Drum roll, please. Mariah Carey -- still mourning the recent death of her father -- has chosen a name for her record label. And it is MonarC, as in the monarch butterfly. The M and C are capitalized for Mariah's initials.
A San Francisco jazz label called Monarch Records wasn't interested in relinquishing its name, even though Mariah asked. Hence, the unusual spelling.
After some brainstorming Carey and her management came up with this idea, rather than just winging it. MonarC will be distributed by Island/Def Jam Records, which is part of the Universal Music Group.
As for Carey's recordings, her first single will be out during the last week of September, which will make the Grammy deadline of Oct. 1. The single was recorded, like the rest of the new album, on the island of Capri off the coast of Italy.
What won't happen with this release is the same debacle that afflicted Glitter, Mariah's last project. Glitter -- the worst movie of 2001 -- was undermined by many things including possible theft of some of its music by Jennifer Lopez and Ja Rule, courtesy of Sony Music.
But all that is behind Mariah now, I am told. And certainly it's incumbent upon Doug Morris and Lyor Cohen of Universal to have a big, big hit with Carey right away.
Ironically, Mariah's single will debut just a week or so after Whitney Houston's new album is released on Arista. This column reported on July 10 that Houston's new single, "Whatchulookinat," had been leaked to radio stations.
It was catchy -- no doubt about it. But according to Radio & Records, which monitors airplay, almost no one is playing it. (Give it a spin, guys! The voice is better than ever.)
This is kind of interesting since I heard recently that one of the four major networks (Fox, ABC, NBC, CBS) inquired on Houston's behalf about a special featuring the two divas.

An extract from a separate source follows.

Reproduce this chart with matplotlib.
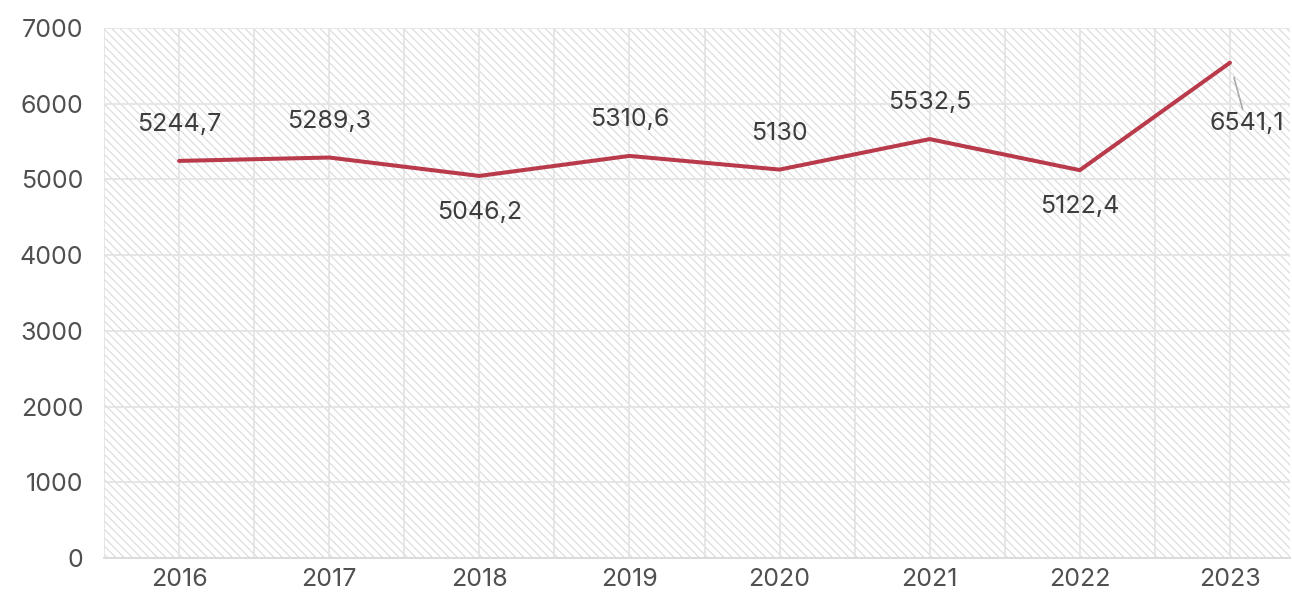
import matplotlib.pyplot as plt
from matplotlib.ticker import MultipleLocator

# dane
years = ['2016', '2017', '2018', '2019', '2020', '2021', '2022', '2023']
values = [5244.7, 5289.3, 5046.2, 5310.6, 5130, 5532.5, 5122.4, 6541.1]
labels = ['5244,7', '5289,3', '5046,2', '5310,6', '5130', '5532,5', '5122,4', '6541,1']
yticks = [0, 1000, 2000, 3000, 4000, 5000, 6000, 7000]

plt.rcParams['font.family'] = ['Inter', 'DejaVu Sans']
plt.rcParams['hatch.linewidth'] = 0.8

fig = plt.figure(figsize=(12.92, 5.94), dpi=100)
ax = fig.add_axes([104 / 1292, 36 / 594, 1186 / 1292, 530 / 594])

# tlo w ukosne paski
ax.patch.set_facecolor('white')
ax.patch.set_edgecolor('#dadada')
ax.patch.set_hatch('\\\\\\\\')

x = list(range(len(years)))
ax.plot(x, values, color='#b83a4b', linewidth=2.9, solid_capstyle='round', zorder=3)

ax.set_xlim(-0.5, 7.4)
ax.set_ylim(0, 7000)
ax.set_xticks(x)
ax.set_xticklabels(years)
ax.set_yticks(yticks)
ax.xaxis.set_minor_locator(MultipleLocator(0.5))
ax.tick_params(axis='both', which='both', length=0, labelsize=18, colors='#505050')
ax.tick_params(axis='y', pad=15)
ax.tick_params(axis='x', pad=7)

ax.grid(True, which='both', color='#e4e4e4', linewidth=1.3)
ax.set_axisbelow(True)
for side in ['top', 'right', 'left']:
    ax.spines[side].set_visible(False)
ax.spines['bottom'].set_color('#d9d9d9')
ax.spines['bottom'].set_linewidth(1.3)

# etykiety wartosci
below = {2, 6}
for i, (v, lab) in enumerate(zip(values, labels)):
    if i == 7:
        ax.annotate(lab, xy=(i, v), xytext=(12, -44), textcoords='offset points',
                    ha='center', va='center', fontsize=18, color='#3d3d3d',
                    arrowprops=dict(arrowstyle='-', color='#aaaaaa', lw=1.2,
                                    shrinkA=0, shrinkB=11))
    elif i in below:
        ax.annotate(lab, xy=(i, v), xytext=(0, -26), textcoords='offset points',
                    ha='center', va='center', fontsize=18, color='#3d3d3d')
    else:
        ax.annotate(lab, xy=(i, v), xytext=(0, 26), textcoords='offset points',
                    ha='center', va='center', fontsize=18, color='#3d3d3d')

fig.savefig('out.png', dpi=100)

I'm told however that Carey's advisors declined the opportunity.
Daniel Day-Lewis is the likely winner of this year's best actor awards (wait 'til you see him in Gangs of New York -- but more about that after Labor Day).
Day-Lewis doesn't like to do publicity. Heck, he doesn't like to make movies, and he was all but retired and cobbling shoes in Florence (I'm not kidding) when Harvey Weinstein pulled him by the ear to the set of Gangs.
But don't expect Day-Lewis to show Weinstein any love when the awards come pouring in. (Miramax only put up $90 million or more to make Martin Scorsese's ideas come alive on the screen.)
In the new issue of Premiere the reticent Day-Lewis says though that Weinstein's insistence wasn't his impetus to return to the screen. "I have great affection for the man," he tells Premiere, "but Harvey hasn't gotten the message that I am playing this part in spite of him -- not because of him."
Rather, it was the chance to work again with Scorsese, explains Day-Lewis. "For me, he [Scorsese], is it ... Harvey has me over a barrel because he knows I would do anything for Martin," Day-Lewis told the magazine. "I would never speak about filmmaking in this way if it were not for the necessary business of repaying the debt."
I hope this guy warms a little toward the Oscar process soon (he's already won for My Left Foot). His performance in Gangs is a revelation, the kind that people will be talking about, imitating, praising, and using as a standard for years to come.